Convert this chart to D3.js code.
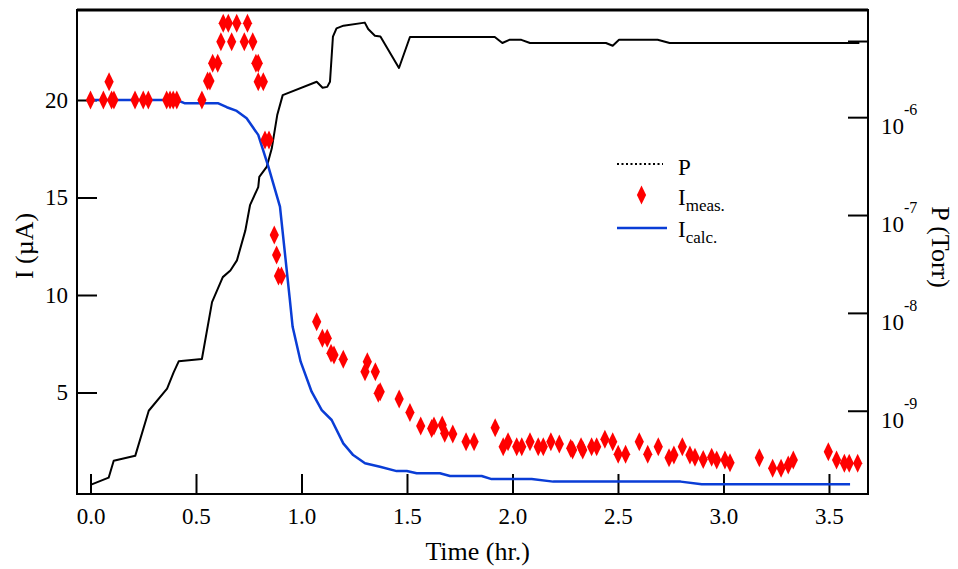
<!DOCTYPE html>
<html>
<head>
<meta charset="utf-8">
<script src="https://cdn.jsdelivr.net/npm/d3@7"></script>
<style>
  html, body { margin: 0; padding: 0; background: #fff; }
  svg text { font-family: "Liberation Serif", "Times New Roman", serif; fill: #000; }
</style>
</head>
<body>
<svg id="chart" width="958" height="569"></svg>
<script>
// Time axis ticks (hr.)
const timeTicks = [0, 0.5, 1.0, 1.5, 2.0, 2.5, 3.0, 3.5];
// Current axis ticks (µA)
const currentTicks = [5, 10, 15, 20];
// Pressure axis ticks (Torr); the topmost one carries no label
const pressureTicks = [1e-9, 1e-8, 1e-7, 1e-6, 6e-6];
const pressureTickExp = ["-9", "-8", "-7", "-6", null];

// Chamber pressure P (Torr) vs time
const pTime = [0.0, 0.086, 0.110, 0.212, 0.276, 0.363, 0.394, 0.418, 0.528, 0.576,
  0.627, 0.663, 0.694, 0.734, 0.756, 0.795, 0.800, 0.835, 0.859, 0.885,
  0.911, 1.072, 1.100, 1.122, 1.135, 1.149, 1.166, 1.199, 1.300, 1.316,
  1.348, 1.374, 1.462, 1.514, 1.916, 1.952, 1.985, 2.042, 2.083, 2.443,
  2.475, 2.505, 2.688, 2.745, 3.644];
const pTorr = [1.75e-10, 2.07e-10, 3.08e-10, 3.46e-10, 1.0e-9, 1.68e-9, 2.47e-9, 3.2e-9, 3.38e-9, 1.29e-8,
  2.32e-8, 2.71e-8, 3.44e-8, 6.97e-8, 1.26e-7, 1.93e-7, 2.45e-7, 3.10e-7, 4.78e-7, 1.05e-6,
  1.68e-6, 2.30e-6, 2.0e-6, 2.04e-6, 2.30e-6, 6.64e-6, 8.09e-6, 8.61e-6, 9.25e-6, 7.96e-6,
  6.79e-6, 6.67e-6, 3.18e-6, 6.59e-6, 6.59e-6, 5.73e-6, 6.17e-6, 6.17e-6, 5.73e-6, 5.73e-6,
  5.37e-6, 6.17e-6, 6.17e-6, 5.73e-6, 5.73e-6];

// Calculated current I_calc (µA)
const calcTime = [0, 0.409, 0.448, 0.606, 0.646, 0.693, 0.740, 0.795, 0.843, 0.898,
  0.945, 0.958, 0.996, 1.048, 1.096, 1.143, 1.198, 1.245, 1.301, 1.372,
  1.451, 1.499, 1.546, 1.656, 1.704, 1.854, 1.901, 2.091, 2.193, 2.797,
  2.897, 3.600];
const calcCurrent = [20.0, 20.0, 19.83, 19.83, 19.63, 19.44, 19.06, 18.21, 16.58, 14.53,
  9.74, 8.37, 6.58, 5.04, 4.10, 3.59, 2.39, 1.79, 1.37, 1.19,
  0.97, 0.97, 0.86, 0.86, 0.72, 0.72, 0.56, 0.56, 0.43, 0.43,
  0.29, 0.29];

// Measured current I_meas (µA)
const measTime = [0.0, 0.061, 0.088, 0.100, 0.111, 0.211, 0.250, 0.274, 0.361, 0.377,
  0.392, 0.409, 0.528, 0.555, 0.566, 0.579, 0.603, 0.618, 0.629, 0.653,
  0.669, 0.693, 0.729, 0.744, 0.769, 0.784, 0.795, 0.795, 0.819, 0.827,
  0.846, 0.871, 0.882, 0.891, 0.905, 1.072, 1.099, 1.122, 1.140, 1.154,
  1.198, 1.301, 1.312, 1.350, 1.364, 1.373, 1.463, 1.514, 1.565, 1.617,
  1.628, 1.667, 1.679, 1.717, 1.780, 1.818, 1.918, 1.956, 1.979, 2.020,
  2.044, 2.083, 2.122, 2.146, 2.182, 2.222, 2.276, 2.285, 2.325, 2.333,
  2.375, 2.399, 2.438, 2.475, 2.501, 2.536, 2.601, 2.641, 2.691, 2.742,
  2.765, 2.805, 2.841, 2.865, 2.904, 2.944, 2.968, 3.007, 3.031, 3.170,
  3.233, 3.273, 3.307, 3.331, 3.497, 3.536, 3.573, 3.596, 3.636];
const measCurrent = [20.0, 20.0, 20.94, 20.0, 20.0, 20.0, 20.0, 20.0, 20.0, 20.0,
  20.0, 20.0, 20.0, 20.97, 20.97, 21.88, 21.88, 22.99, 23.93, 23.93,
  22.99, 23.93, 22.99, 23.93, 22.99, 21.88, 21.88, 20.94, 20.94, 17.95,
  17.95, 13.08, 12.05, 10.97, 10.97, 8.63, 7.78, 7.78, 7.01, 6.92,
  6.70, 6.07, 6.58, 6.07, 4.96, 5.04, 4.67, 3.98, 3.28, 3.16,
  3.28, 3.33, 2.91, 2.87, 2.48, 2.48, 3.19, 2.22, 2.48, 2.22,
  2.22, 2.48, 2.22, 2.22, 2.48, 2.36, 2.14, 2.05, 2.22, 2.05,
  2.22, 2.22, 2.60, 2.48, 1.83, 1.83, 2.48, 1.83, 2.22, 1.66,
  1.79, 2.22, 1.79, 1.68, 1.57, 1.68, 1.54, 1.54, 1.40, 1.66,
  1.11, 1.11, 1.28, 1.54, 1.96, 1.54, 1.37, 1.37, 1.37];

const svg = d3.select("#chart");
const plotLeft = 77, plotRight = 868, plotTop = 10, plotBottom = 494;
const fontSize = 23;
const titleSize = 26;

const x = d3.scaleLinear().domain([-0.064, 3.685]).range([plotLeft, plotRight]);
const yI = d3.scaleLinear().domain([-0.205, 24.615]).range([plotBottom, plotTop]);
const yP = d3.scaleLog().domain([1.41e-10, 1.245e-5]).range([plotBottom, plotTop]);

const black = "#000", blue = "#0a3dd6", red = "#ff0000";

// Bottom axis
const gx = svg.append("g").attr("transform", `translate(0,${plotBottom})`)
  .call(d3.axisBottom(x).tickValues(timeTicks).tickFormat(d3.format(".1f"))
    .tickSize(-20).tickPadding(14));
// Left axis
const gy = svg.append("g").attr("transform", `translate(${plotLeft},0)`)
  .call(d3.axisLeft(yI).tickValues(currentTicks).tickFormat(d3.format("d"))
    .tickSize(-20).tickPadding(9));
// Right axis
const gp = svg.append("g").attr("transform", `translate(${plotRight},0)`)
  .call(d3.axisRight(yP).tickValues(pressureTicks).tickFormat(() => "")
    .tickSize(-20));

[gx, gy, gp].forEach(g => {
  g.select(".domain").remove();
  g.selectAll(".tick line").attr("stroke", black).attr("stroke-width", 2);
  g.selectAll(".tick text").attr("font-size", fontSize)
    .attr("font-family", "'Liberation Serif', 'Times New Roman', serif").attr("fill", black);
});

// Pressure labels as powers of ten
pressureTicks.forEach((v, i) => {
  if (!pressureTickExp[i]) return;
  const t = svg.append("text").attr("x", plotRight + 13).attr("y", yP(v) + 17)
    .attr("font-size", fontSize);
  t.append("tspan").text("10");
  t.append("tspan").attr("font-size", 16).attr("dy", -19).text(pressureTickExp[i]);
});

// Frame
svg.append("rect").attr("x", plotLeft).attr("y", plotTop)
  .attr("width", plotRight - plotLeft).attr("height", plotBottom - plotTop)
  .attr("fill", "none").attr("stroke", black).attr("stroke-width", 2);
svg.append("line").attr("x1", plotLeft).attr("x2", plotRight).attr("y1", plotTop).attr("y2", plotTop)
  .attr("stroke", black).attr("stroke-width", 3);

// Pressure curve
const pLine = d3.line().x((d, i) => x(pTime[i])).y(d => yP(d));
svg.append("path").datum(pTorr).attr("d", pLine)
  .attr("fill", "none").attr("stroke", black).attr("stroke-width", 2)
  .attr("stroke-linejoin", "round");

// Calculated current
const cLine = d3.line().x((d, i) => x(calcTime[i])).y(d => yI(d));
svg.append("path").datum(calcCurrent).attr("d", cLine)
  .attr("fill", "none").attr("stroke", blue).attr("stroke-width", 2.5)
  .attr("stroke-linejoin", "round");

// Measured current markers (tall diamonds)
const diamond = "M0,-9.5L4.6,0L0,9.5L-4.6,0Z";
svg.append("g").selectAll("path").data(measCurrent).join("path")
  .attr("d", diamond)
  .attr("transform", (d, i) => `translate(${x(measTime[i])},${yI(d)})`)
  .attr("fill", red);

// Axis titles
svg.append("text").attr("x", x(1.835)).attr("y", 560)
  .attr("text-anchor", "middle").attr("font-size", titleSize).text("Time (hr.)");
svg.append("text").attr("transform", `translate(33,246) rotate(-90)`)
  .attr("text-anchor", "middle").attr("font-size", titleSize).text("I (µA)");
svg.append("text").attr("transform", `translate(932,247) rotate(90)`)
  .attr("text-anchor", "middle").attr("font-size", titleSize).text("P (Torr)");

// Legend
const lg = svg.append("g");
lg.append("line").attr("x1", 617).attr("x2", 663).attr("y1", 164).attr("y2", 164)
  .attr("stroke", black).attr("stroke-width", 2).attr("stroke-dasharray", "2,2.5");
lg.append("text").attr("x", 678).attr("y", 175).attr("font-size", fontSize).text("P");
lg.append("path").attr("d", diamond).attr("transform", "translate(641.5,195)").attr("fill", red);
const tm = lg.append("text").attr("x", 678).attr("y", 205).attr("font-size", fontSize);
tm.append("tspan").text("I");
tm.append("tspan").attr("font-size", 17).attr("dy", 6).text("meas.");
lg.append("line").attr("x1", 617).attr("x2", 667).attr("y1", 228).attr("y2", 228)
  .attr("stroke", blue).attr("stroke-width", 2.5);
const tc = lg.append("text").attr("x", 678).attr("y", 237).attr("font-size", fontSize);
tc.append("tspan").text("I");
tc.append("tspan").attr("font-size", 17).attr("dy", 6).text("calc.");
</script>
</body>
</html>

Task description >>
From the first line above to the line containing "5.37e-6, 6.17e-6, 6.17e-6, 5.73e-6, 5.73e-6];", repeat each line exactly. Pictures stay out.

The solution >>
Convert this chart to D3.js code.
<!DOCTYPE html>
<html>
<head>
<meta charset="utf-8">
<script src="https://cdn.jsdelivr.net/npm/d3@7"></script>
<style>
  html, body { margin: 0; padding: 0; background: #fff; }
  svg text { font-family: "Liberation Serif", "Times New Roman", serif; fill: #000; }
</style>
</head>
<body>
<svg id="chart" width="958" height="569"></svg>
<script>
// Time axis ticks (hr.)
const timeTicks = [0, 0.5, 1.0, 1.5, 2.0, 2.5, 3.0, 3.5];
// Current axis ticks (µA)
const currentTicks = [5, 10, 15, 20];
// Pressure axis ticks (Torr); the topmost one carries no label
const pressureTicks = [1e-9, 1e-8, 1e-7, 1e-6, 6e-6];
const pressureTickExp = ["-9", "-8", "-7", "-6", null];

// Chamber pressure P (Torr) vs time
const pTime = [0.0, 0.086, 0.110, 0.212, 0.276, 0.363, 0.394, 0.418, 0.528, 0.576,
  0.627, 0.663, 0.694, 0.734, 0.756, 0.795, 0.800, 0.835, 0.859, 0.885,
  0.911, 1.072, 1.100, 1.122, 1.135, 1.149, 1.166, 1.199, 1.300, 1.316,
  1.348, 1.374, 1.462, 1.514, 1.916, 1.952, 1.985, 2.042, 2.083, 2.443,
  2.475, 2.505, 2.688, 2.745, 3.644];
const pTorr = [1.75e-10, 2.07e-10, 3.08e-10, 3.46e-10, 1.0e-9, 1.68e-9, 2.47e-9, 3.2e-9, 3.38e-9, 1.29e-8,
  2.32e-8, 2.71e-8, 3.44e-8, 6.97e-8, 1.26e-7, 1.93e-7, 2.45e-7, 3.10e-7, 4.78e-7, 1.05e-6,
  1.68e-6, 2.30e-6, 2.0e-6, 2.04e-6, 2.30e-6, 6.64e-6, 8.09e-6, 8.61e-6, 9.25e-6, 7.96e-6,
  6.79e-6, 6.67e-6, 3.18e-6, 6.59e-6, 6.59e-6, 5.73e-6, 6.17e-6, 6.17e-6, 5.73e-6, 5.73e-6,
  5.37e-6, 6.17e-6, 6.17e-6, 5.73e-6, 5.73e-6];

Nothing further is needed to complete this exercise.